Investors, and the GLA, see the greatest role for MMC in areas of the market other than homeownership – in areas where the rate of build is not determined by the sales pipeline, as it is in the business models of large house builders. Primarily these are social rent, Build-to-Rent and shared ownership.
While a flourishing Built-to-Rent sector is clearly good news, Ratcliff sees the greater potential in shared ownership:
"In many ways part-buy-part rent (shared ownership) offers a more investible proposition than market rent. The rents are index-linked (the holy grail for long-term investors who need to match their liabilities), long-term leases mean that there is no void risk, there is no repairing liability and with natural churn through ‘staircasing’ it also offers access to investment returns from house price inflation."

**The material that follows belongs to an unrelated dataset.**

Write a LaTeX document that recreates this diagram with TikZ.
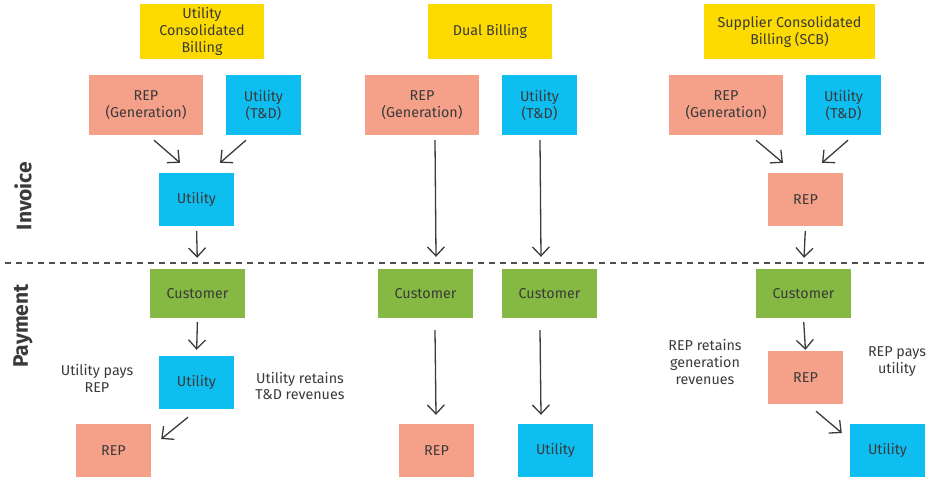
\documentclass[tikz,border=0pt]{standalone}
\usepackage{fontspec}
\setmainfont{Fira Sans}
\usepackage{tikz}
\usetikzlibrary{arrows.meta, calc}
\definecolor{billyellow}{RGB}{253, 219, 0}
\definecolor{repsalmon}{RGB}{245, 160, 137}
\definecolor{utilblue}{RGB}{14, 190, 240}
\definecolor{custgreen}{RGB}{134, 185, 67}
\definecolor{inkgray}{RGB}{58, 58, 58}

\tikzset{
  box/.style={inner sep=0pt, align=center, text=inkgray, font=\fontsize{14.3}{17}\selectfont},
  headbox/.style={box, fill=billyellow, minimum height=55pt},
  repbox/.style={box, fill=repsalmon, minimum width=75pt, minimum height=53pt},
  utilbox/.style={box, fill=utilblue, minimum width=75pt, minimum height=53pt},
  custbox/.style={box, fill=custgreen, minimum width=95pt, minimum height=49pt},
  note/.style={align=center, text=inkgray, font=\fontsize{14.3}{17}\selectfont},
  phase/.style={rotate=90, text=inkgray, font=\fontsize{21}{24}\selectfont\bfseries},
  arr/.style={-{Straight Barb[length=9pt, width=17pt, line width=1.3pt]}, line width=1.3pt, draw=inkgray}
}

\begin{document}
\begin{tikzpicture}[x=1pt, y=-1pt]
  \useasboundingbox (0,0) rectangle (928,477);
  % phase labels
  \node[phase] (inv) at (23,196) {Invoice};
  \node[phase] (pay) at (23,326) {Payment};
  \coordinate (dl) at (5,263);
  \coordinate (dr) at (928,263);
  \draw[inkgray!90, line width=2pt, dash pattern=on 6pt off 5pt] (dl) -- (dr);

  % utility consolidated billing
  \node[headbox, minimum width=124pt] (hA) at (202,31.5) {Utility\\Consolidated\\Billing};
  \node[repbox, minimum width=114pt, minimum height=60pt] (gA) at (146,105) {REP\\(Generation)};
  \node[utilbox, minimum height=60pt] (tA) at (263.5,105) {Utility\\(T\&D)};
  \node[utilbox] (iA) at (196.5,199.5) {Utility};
  \node[custbox] (cA) at (197.5,293.5) {Customer};
  \node[utilbox] (pA) at (196.5,382.5) {Utility};
  \node[repbox] (rA) at (113.5,450.5) {REP};
  \node[note] (nA1) at (97,378) {Utility pays\\REP};
  \node[note] (nA2) at (300,386) {Utility retains\\T\&D revenues};
  \draw[arr] ($(gA.south)+(8,5)$) -- ($(iA.north)+(-16.5,-10)$);
  \draw[arr] ($(tA.south)+(-17.5,5)$) -- ($(iA.north)+(23.5,-10)$);
  \draw[arr, shorten <=5pt, shorten >=11pt] (iA.south) -- (cA.north);
  \draw[arr, shorten <=4pt, shorten >=6pt] (cA.south) -- (pA.north);
  \draw[arr] ($(pA.south)+(-8.5,8)$) -- ($(rA.east)+(10,-11.5)$);

  % dual billing
  \node[headbox, minimum width=124pt] (hB) at (490,31.5) {Dual Billing};
  \node[repbox, minimum width=114pt, minimum height=60pt] (gB) at (422,105) {REP\\(Generation)};
  \node[utilbox, minimum height=60pt] (tB) at (539.5,105) {Utility\\(T\&D)};
  \node[custbox] (cB1) at (425.5,293.5) {Customer};
  \node[custbox] (cB2) at (549.5,293.5) {Customer};
  \node[repbox] (rB) at (436.5,450.5) {REP};
  \node[utilbox] (uB) at (555.5,450.5) {Utility};
  \draw[arr] ($(gB.south)+(13,5)$) -- ($(cB1.north)+(10.5,-12)$);
  \draw[arr] ($(tB.south)+(0.5,5)$) -- ($(cB2.north)+(-8.5,-12)$);
  \draw[arr] ($(cB1.south)+(9.5,12)$) -- ($(rB.north)+(-0.5,-9)$);
  \draw[arr] ($(cB2.south)+(-9.5,12)$) -- ($(uB.north)+(-14.5,-9)$);

  % supplier consolidated billing
  \node[headbox, minimum width=171pt] (hC) at (789.5,31.5) {Supplier Consolidated\\Billing (SCB)};
  \node[repbox, minimum width=114pt, minimum height=60pt] (gC) at (726,105) {REP\\(Generation)};
  \node[utilbox, minimum height=60pt] (tC) at (843.5,105) {Utility\\(T\&D)};
  \node[repbox] (iC) at (805.5,199.5) {REP};
  \node[custbox] (cC) at (803.5,293.5) {Customer};
  \node[repbox] (pC) at (805.5,377.5) {REP};
  \node[utilbox] (uC) at (887.5,450.5) {Utility};
  \node[note] (nC1) at (705,362) {REP retains\\generation\\revenues};
  \node[note] (nC2) at (897,362) {REP pays\\utility};
  \draw[arr] ($(gC.south)+(30,5)$) -- ($(iC.north)+(-22.5,-10)$);
  \draw[arr] ($(tC.south)+(4.5,5)$) -- ($(iC.north)+(16.5,-10)$);
  \draw[arr, shorten <=5pt, shorten >=11pt] (iC.south) -- (cC.north);
  \draw[arr, shorten <=4pt, shorten >=1pt] (cC.south) -- (pC.north);
  \draw[arr] ($(pC.south)+(10.5,7)$) -- ($(uC.west)+(-8,-17.5)$);
\end{tikzpicture}
\end{document}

However, if the GLA’s aspirations are to become a reality then the involvement of mortgage lenders will clearly be crucial. Building societies already excel at shared ownership lending. We know that Government is keen to support it too. However, if there is to be a revolution in housebuilding – homes built using MMC and sold for shared ownership – then lending policy needs to evolve to encompass these new construction methods.

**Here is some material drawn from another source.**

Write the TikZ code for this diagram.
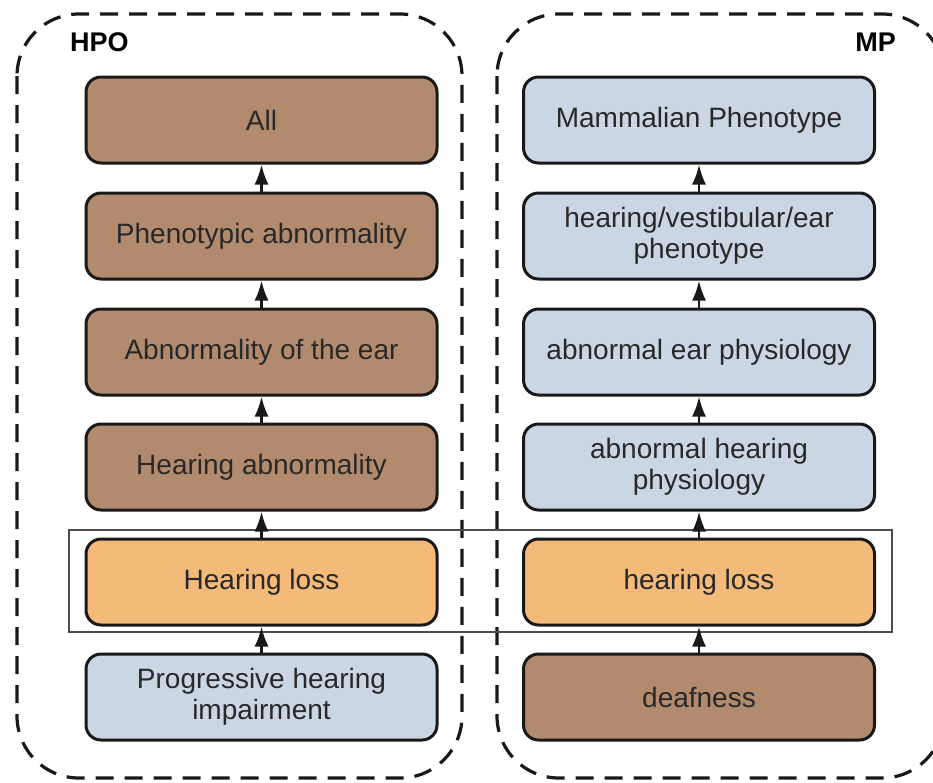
\documentclass[tikz,border=0pt]{standalone}
\usepackage{fontspec}
\setmainfont{Liberation Sans}
\usetikzlibrary{arrows.meta}
\definecolor{brownbox}{RGB}{178,139,111}
\definecolor{orangebox}{RGB}{244,186,122}
\definecolor{bluebox}{RGB}{203,214,229}
\definecolor{txt}{RGB}{40,40,40}
\definecolor{frame}{RGB}{25,25,25}
\tikzset{
  term/.style={draw=frame, line width=3pt, rounded corners=15pt,
    minimum width=351pt, minimum height=86pt, inner sep=0pt,
    text=txt, align=center, font=\fontsize{28}{31}\selectfont},
  isa/.style={-{Latex[length=20pt,width=14pt]}, line width=2.6pt, draw=frame},
  group/.style={draw=frame, line width=3.2pt, dash pattern=on 18pt off 11pt, rounded corners=62pt},
  hl/.style={draw=black!70, line width=1.4pt},
  grouplabel/.style={font=\fontsize{27}{30}\selectfont\bfseries, text=black, inner sep=0pt}
}
\begin{document}
\begin{tikzpicture}[x=1pt,y=-1pt]
\useasboundingbox (0,0) rectangle (933,782);
\clip (0,0) rectangle (933,782);
% group containers
\draw[group] (17,14) rectangle (462,778);
\draw[group] (497,14) rectangle (944,778);
\node[grouplabel, anchor=west] (hpo) at (70,42) {HPO};
\node[grouplabel, anchor=east] (mp) at (896,42) {MP};
% HPO terms
\node[term, fill=brownbox] (l1) at (261.5,120) {All};
\node[term, fill=brownbox] (l2) at (261.5,236) {Phenotypic abnormality};
\node[term, fill=brownbox] (l3) at (261.5,352) {Abnormality of the ear};
\node[term, fill=brownbox] (l4) at (261.5,467) {Hearing abnormality};
\node[term, fill=orangebox] (l5) at (261.5,582) {Hearing loss};
\node[term, fill=bluebox] (l6) at (261.5,697) {Progressive hearing\\impairment};
% MP terms
\node[term, fill=bluebox] (r1) at (699,120) {Mammalian Phenotype};
\node[term, fill=bluebox] (r2) at (699,236) {hearing/vestibular/ear\\phenotype};
\node[term, fill=bluebox] (r3) at (699,352) {abnormal ear physiology};
\node[term, fill=bluebox] (r4) at (699,467) {abnormal hearing\\physiology};
\node[term, fill=orangebox] (r5) at (699,582) {hearing loss};
\node[term, fill=brownbox] (r6) at (699,697) {deafness};
% highlight of mapped terms
\draw[hl] (69,530) rectangle (892,632);
% is-a arrows
\foreach \a/\b in {l2/l1,l3/l2,l4/l3,l5/l4,l6/l5,r2/r1,r3/r2,r4/r3,r5/r4,r6/r5}
  \draw[isa] (\a.north) -- (\b.south);
\end{tikzpicture}
\end{document}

Properties built using MMC are not the ‘prefabs’ of the 60s. They are built to high design standards through precision engineering and - as Ratcliff notes - institutional investors have a ‘financial interest to create a high-quality product, with long-term value, which would drive positive ongoing returns’ from these properties.
Of course, lenders need to have the confidence that their security will be protected if they are to lend, and this will require an ongoing conversation with valuers. But if house-building is ever going to get out of its ‘one at a time’ phase, then innovation is exactly what we need to encourage.